1. Field of the Present Disclosure
The disclosure relates to animal brain imaging. Particularly, the disclosure relates to brain imaging on wake behaving animals.
2. Background Art
Brain imaging on small animals may be implemented through different methods but only a few of them enable researchers to study selected regions of the central nervous systems with a spatial and time resolution sufficient to image the function of neural structures.
Indeed, magnetic resonance imaging and scanner imaging methods generally result in low resolution images only enabling to access functional information relating to activated brain regions. Methods using electrodes directly inserted into the brain for analyzing brain electrical sensitivity are as far hindered by a severe precision requirement in positioning the electrodes and by a complex interpretation of the resulting electric signals.
Microscopy methods have proven useful in brain imaging. Brain slices microscopy on deceased animals is well known but in vivo microscopy on a living animal is a recent subject. Historically, in vivo microscopy could not analyze deep-brain regions as the technique lacks satisfactory resolution or because it requires over-invasive surgery. The Applicant has described an approach for functional fiber-optic imaging of the intact mouse brain (Vincent et al., Live imaging of neural structure and function by fibred fluorescence microscopy, EMBO reports September 2006). The Applicant showed that fibered fluorescence microscopy which uses a small-diameter fiber-optic probe to provide real-time images has a spatial resolution enabling to image various neural structures in the living animal. This method has been useful in many physiological studies requiring the in situ functional imaging of tissues in a living anaesthetized animal.
Recently, a growing need to obtain images on freely moving animals and to make available chronic studies has emerged.
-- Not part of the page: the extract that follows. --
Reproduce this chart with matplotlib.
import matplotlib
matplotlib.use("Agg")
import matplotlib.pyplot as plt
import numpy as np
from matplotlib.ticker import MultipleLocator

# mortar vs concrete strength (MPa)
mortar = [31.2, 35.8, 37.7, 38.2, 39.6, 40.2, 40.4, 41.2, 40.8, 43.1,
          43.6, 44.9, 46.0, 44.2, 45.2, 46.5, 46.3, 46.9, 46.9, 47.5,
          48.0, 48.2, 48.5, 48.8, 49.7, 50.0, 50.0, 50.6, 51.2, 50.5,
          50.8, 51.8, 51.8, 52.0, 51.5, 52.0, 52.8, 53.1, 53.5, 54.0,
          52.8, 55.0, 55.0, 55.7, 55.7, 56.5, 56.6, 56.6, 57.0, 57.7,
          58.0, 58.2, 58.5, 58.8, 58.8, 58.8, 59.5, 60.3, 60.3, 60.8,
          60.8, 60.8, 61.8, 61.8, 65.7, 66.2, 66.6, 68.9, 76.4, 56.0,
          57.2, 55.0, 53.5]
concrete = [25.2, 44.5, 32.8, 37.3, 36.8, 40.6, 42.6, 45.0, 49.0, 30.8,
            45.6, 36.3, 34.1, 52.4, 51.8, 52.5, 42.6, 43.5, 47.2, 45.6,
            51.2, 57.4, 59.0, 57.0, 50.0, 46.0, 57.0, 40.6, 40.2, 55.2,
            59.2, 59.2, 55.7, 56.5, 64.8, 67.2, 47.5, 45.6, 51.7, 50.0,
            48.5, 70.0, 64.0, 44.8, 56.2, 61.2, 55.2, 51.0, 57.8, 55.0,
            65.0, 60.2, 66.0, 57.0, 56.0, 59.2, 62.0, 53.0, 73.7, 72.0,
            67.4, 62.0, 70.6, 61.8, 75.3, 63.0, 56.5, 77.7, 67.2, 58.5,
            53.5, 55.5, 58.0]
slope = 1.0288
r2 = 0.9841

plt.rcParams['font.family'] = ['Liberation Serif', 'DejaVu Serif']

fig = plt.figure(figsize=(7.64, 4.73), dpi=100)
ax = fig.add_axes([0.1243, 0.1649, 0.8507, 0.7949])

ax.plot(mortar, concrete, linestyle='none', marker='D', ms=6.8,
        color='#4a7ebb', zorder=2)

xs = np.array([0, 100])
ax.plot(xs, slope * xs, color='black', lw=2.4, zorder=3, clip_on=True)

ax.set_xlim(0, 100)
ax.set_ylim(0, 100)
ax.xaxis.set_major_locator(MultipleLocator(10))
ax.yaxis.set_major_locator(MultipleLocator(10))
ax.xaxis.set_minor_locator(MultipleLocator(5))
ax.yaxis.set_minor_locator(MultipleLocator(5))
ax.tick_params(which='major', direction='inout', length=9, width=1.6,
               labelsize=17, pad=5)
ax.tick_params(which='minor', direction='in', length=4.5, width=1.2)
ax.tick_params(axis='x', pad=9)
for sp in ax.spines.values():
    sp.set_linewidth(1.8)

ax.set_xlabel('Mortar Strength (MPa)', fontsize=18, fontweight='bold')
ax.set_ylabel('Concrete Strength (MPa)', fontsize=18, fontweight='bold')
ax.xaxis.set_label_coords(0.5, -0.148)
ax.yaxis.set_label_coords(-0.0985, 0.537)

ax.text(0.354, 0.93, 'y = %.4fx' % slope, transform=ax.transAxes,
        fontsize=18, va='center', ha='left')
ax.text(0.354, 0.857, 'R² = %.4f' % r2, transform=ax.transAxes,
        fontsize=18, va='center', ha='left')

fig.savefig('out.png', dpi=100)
Freely moving animal imaging requires high stability for images acquisition. Stanford University researchers have developed a bundle microscopy technology mounted on a mouse skull using an adapted helmet that enables freely moving studies (High speed, miniaturized fluorescence microscopy in freely moving mice. Benjamin Flusberg et al. Nature Methods, October 2008). However, this technology requires large coring in the mouse's brain and thereby prohibits deep-brain insertion. Additionally, the considerable helmet weight bans a truly free movement and the images resolution level limits the precision of the technology. Recently, the Applicant disclosed (Maskos et al., Functional fibered fluorescence imaging in freely moving mouse, poster No. 598.8 disclosed during the 38th annual meeting of the Society for Neurosciences 2008) the use of a minimally invasive probe securely fixed to the head with dental cement for fiber-optic microscopy imaging of neuronal networks in behaving animals. However, in order to acquire images on an extended period for chronic studies, there is a need to recalibrate the imaging system, therefore requiring to extract the probe out of the brain of the animal and to place it back. According to the current method, extracting the probe presents risk of breaking the tip of the bundle, thereby excluding reusing the same animal to carry out the study and involving incompatible maintenance costs to polish the broken probe.
The Applicant proposes hereinunder an intracranial implant for positioning a fiber bundle probe in the brain of an animal. The Applicant also proposes a fiber bundle probe adapted to said implant, a stereotactic device to manipulate said implant and probe, and a method for brain fiber bundle microscopy.